Material provided →
>> Begin

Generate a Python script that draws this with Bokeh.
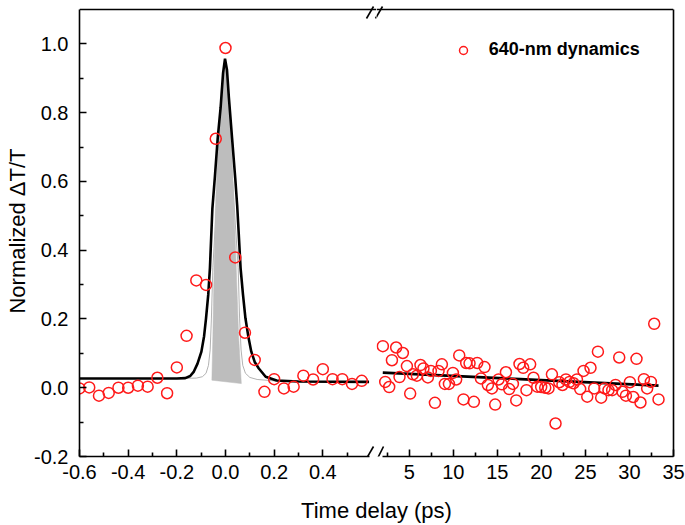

>> End
>> Begin

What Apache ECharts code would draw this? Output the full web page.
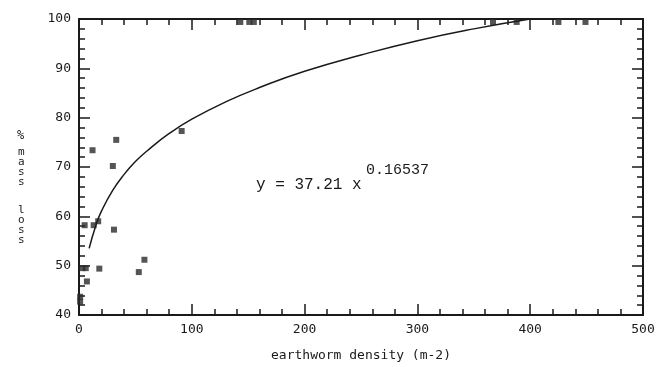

>> End
>> Begin

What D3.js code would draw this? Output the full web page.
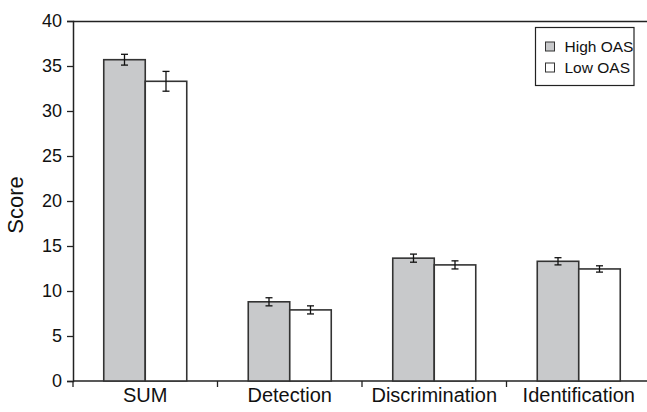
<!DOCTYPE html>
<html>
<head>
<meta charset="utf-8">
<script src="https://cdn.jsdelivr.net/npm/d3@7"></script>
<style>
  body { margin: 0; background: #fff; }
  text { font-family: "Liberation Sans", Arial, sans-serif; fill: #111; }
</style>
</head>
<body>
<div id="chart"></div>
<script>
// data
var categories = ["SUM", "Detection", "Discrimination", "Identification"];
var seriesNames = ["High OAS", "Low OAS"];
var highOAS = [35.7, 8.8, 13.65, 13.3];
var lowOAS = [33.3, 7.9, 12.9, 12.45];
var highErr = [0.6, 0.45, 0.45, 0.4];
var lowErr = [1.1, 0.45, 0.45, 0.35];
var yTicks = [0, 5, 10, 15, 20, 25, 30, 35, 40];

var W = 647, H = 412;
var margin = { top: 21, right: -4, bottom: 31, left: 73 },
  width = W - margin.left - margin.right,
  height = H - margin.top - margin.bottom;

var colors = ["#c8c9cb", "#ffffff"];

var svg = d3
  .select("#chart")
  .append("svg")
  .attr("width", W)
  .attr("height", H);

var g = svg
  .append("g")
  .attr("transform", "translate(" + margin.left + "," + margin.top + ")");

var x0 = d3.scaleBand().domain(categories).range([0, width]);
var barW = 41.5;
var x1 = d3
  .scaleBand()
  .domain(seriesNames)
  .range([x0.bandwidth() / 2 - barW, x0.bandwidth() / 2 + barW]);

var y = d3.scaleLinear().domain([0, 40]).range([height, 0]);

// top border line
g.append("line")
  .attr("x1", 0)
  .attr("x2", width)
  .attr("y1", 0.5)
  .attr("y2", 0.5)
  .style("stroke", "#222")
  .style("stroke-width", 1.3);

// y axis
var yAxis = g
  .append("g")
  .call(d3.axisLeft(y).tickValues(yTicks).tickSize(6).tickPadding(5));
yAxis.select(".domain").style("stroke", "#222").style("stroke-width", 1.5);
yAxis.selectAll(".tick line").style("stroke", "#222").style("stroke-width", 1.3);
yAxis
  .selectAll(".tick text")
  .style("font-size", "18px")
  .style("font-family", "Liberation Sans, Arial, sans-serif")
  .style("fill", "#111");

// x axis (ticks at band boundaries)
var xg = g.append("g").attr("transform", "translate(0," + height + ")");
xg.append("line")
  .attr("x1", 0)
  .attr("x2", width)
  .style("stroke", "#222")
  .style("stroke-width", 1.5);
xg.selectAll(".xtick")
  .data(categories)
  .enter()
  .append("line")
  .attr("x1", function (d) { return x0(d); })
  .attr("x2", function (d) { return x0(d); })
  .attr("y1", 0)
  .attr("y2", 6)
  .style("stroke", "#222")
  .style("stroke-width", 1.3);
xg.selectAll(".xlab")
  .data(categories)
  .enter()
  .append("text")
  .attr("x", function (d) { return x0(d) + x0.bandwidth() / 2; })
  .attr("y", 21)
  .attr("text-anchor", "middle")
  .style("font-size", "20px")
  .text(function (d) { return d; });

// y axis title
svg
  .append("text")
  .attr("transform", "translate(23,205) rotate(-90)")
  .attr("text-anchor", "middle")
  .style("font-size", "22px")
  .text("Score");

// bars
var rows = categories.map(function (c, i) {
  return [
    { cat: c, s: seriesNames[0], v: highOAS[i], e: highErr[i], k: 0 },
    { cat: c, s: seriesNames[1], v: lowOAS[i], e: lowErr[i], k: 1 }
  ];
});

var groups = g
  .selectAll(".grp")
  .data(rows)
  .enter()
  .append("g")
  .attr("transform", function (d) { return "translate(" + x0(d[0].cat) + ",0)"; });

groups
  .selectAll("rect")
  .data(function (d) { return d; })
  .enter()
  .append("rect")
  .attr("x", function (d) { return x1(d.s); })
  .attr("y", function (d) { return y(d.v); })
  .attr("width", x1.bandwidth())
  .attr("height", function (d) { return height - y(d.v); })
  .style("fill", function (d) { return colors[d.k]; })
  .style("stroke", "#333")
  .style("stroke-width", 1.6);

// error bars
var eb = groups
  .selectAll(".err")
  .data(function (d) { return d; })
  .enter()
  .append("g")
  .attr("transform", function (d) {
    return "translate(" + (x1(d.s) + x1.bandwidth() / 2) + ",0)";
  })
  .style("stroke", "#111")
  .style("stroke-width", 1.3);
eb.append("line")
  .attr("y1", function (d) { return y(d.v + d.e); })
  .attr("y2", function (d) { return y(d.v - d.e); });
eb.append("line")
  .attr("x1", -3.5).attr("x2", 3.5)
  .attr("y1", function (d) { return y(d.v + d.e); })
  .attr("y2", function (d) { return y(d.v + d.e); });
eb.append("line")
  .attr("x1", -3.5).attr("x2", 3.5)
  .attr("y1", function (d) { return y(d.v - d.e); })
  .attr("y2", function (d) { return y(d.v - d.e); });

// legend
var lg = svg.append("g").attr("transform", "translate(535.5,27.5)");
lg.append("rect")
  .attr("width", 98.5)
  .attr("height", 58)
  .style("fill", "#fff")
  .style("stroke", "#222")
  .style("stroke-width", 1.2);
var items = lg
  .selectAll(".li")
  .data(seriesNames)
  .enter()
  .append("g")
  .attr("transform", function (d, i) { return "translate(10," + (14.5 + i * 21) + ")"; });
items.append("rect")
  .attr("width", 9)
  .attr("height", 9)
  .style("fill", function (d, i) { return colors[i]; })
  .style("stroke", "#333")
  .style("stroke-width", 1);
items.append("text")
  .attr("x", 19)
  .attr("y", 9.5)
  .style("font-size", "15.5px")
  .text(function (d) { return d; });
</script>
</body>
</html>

>> End

Task goal →
Using the data above, extract exactly the lines from the one containing "What D3.js code" through the one containing "30, 35, 40];". Pictures are left out.

Exercise response →
What D3.js code would draw this? Output the full web page.
<!DOCTYPE html>
<html>
<head>
<meta charset="utf-8">
<script src="https://cdn.jsdelivr.net/npm/d3@7"></script>
<style>
  body { margin: 0; background: #fff; }
  text { font-family: "Liberation Sans", Arial, sans-serif; fill: #111; }
</style>
</head>
<body>
<div id="chart"></div>
<script>
// data
var categories = ["SUM", "Detection", "Discrimination", "Identification"];
var seriesNames = ["High OAS", "Low OAS"];
var highOAS = [35.7, 8.8, 13.65, 13.3];
var lowOAS = [33.3, 7.9, 12.9, 12.45];
var highErr = [0.6, 0.45, 0.45, 0.4];
var lowErr = [1.1, 0.45, 0.45, 0.35];
var yTicks = [0, 5, 10, 15, 20, 25, 30, 35, 40];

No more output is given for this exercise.